╭──
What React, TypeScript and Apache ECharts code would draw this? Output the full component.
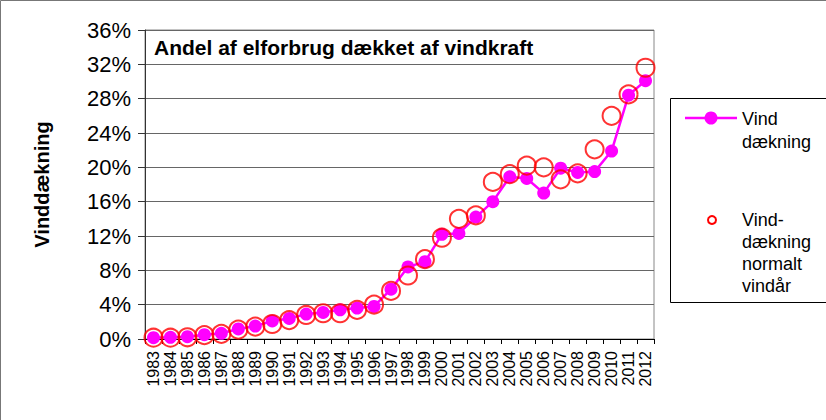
import React, { useEffect, useRef } from "react";
import * as echarts from "echarts";

const years = [
  "1983", "1984", "1985", "1986", "1987", "1988", "1989", "1990", "1991", "1992",
  "1993", "1994", "1995", "1996", "1997", "1998", "1999", "2000", "2001", "2002",
  "2003", "2004", "2005", "2006", "2007", "2008", "2009", "2010", "2011", "2012",
];

const vindDaekning = [
  0.15, 0.2, 0.27, 0.5, 0.66, 1.17, 1.5, 2.1, 2.4, 2.9,
  3.1, 3.4, 3.6, 3.8, 5.8, 8.4, 9.0, 12.2, 12.3, 14.2,
  16.0, 18.9, 18.7, 17.0, 19.9, 19.4, 19.5, 21.9, 28.4, 30.1,
];

const vindNormalt = [
  0.15, 0.15, 0.2, 0.45, 0.6, 1.1, 1.45, 1.75, 2.2, 2.8,
  3.0, 3.0, 3.4, 4.0, 5.6, 7.4, 9.3, 11.8, 14.0, 14.4,
  18.3, 19.2, 20.2, 20.0, 18.6, 19.3, 22.1, 26.0, 28.5, 31.6,
];

const yMin = 0;
const yMax = 36;
const yStep = 4;

const chartTitle = "Andel af elforbrug dækket af vindkraft";
const yName = "Vinddækning";
const legend1 = "Vind\ndækning";
const legend2 = "Vind-\ndækning\nnormalt\nvindår";

const FONT = '"Liberation Sans", Arial, sans-serif';

export default function App() {
  const ref = useRef<HTMLDivElement>(null);
  useEffect(() => {
    if (!ref.current) return;
    const chart = echarts.init(ref.current, undefined, { renderer: "svg" });
    chart.setOption({
      animation: false,
      backgroundColor: "#fff",
      textStyle: { fontFamily: FONT },
      grid: {
        left: 145,
        top: 30,
        width: 509,
        height: 309,
        show: true,
        borderColor: "#888",
        borderWidth: 1,
        backgroundColor: "transparent",
      },
      xAxis: {
        type: "category",
        data: years,
        boundaryGap: true,
        axisLine: { show: true, lineStyle: { color: "#000", width: 1 } },
        axisTick: { show: true, alignWithLabel: false, length: 5, lineStyle: { color: "#000" } },
        axisLabel: {
          interval: 0,
          rotate: 90,
          margin: 12,
          fontSize: 16,
          color: "#000",
          fontFamily: FONT,
        },
        splitLine: { show: false },
      },
      yAxis: {
        type: "value",
        min: yMin,
        max: yMax,
        interval: yStep,
        name: yName,
        nameLocation: "middle",
        nameGap: 93,
        nameTextStyle: { fontSize: 20, fontWeight: "bold", color: "#000", fontFamily: FONT },
        axisLine: { show: true, lineStyle: { color: "#333", width: 1 } },
        axisTick: { show: true, length: 7, lineStyle: { color: "#333" } },
        axisLabel: {
          formatter: "{value}%",
          fontSize: 22,
          color: "#000",
          margin: 14,
          fontFamily: FONT,
        },
        splitLine: { show: true, lineStyle: { color: "#666", width: 1 } },
      },
      series: [
        {
          name: "Vind dækning",
          type: "line",
          data: vindDaekning,
          symbol: "circle",
          symbolSize: 13,
          showAllSymbol: true,
          itemStyle: { color: "#FF00FF" },
          lineStyle: { color: "#FF00FF", width: 2.5 },
          z: 2,
        },
        {
          name: "Vind-dækning normalt vindår",
          type: "scatter",
          data: vindNormalt,
          symbol: "circle",
          symbolSize: 18,
          itemStyle: { color: "rgba(0,0,0,0)", borderColor: "#FF0000", borderWidth: 2 },
          z: 3,
        },
      ],
      graphic: [
        {
          type: "rect",
          shape: { x: 0.5, y: 0.5, width: 840, height: 440 },
          style: { fill: "none", stroke: "#777", lineWidth: 1 },
          silent: true,
        },
        {
          type: "text",
          x: 154,
          y: 47,
          style: {
            text: chartTitle,
            font: `bold 21px ${FONT}`,
            fill: "#000",
            verticalAlign: "middle",
          },
          z: 10,
        },
        {
          type: "rect",
          shape: { x: 670.5, y: 98.5, width: 200, height: 204 },
          style: { fill: "#fff", stroke: "#000", lineWidth: 1 },
          z: 5,
        },
        {
          type: "line",
          shape: { x1: 685, y1: 118, x2: 737, y2: 118 },
          style: { stroke: "#FF00FF", lineWidth: 2.5 },
          z: 6,
        },
        {
          type: "circle",
          shape: { cx: 711, cy: 118, r: 6.5 },
          style: { fill: "#FF00FF" },
          z: 6,
        },
        {
          type: "text",
          x: 742,
          y: 107,
          style: {
            text: legend1,
            font: `18px ${FONT}`,
            fill: "#000",
            lineHeight: 23,
            verticalAlign: "top",
          },
          z: 6,
        },
        {
          type: "circle",
          shape: { cx: 712, cy: 220, r: 4 },
          style: { fill: "#fff", stroke: "#FF0000", lineWidth: 2 },
          z: 6,
        },
        {
          type: "text",
          x: 742,
          y: 209,
          style: {
            text: legend2,
            font: `18px ${FONT}`,
            fill: "#000",
            lineHeight: 22,
            verticalAlign: "top",
          },
          z: 6,
        },
      ],
    });
    return () => chart.dispose();
  }, []);
  return (
    <div
      ref={ref}
      style={{ position: "fixed", left: 0, top: 0, width: 826, height: 420 }}
    />
  );
}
╰──
> Exercise brief
The lines to collect are those holding the string "React"; copy them all.

> Final answer
What React, TypeScript and Apache ECharts code would draw this? Output the full component.
import React, { useEffect, useRef } from "react";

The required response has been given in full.